Neither do we see the defendant’s symmetric attempts to get information from the plaintiff. And XArt/Lipscomb has a lot to hide. Just look how Lipscomb stonewalls discovery in a similar ongoing FLSD case.
For example, in order to invoke the unclean hands defense, the defendant has the right to ask why X-Art owners filmed flicks such as “Get Wild At Home” or “A Hot Number” at their Marisol Malibu mansion in violation of the Ventura county’s statute, which provides for criminal penalties.
Discovery is supposed to be a two-way street, and the inequality of arms in this case is painful.
Granted, the defendant here seems to be educated and intelligent: his Answer to the complaint is well-researched and well-written (I especially liked the part about statutory damages as a proxy for actual ones — IMO, an undervalued and underused argument), yet Lipscomb is a sophisticated adversary, and a professional is needed to effectively counter the troll’s assault.

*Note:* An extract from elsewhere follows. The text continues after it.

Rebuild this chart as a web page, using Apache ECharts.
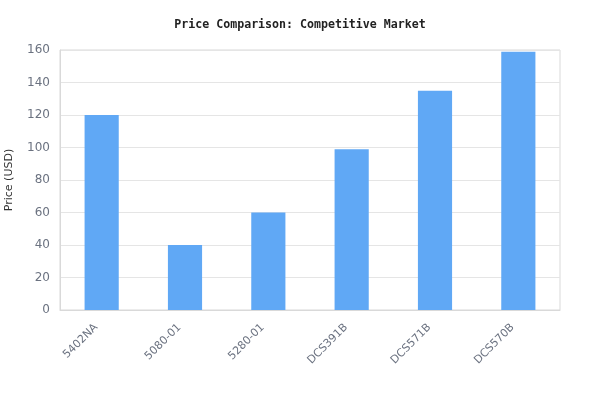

The defendant in this case hired the very capable Cynthia Conlin to protect his privacy. I don’t believe it’s a coincidence and happy that the publication of this story helped: things like this keep me going.
Although it may be technically too late, Conlin now tries to undo the damage the sleazeballs already done to an unrepresented layperson:
Having litigated virtually identical cases in this and other districts, Malibu Media’s attorneys know all too well that, within the Eleventh Circuit and in this Court, requests to image hard drives are not allowed.
It is true that a protective order must generally be filed prior to the expiration of the discovery period. However, the Court has discretion, and, when good cause is found, the Court can issue an order protecting a party despite a missed deadline. In particular, lenience is shown toward pro-se litigants.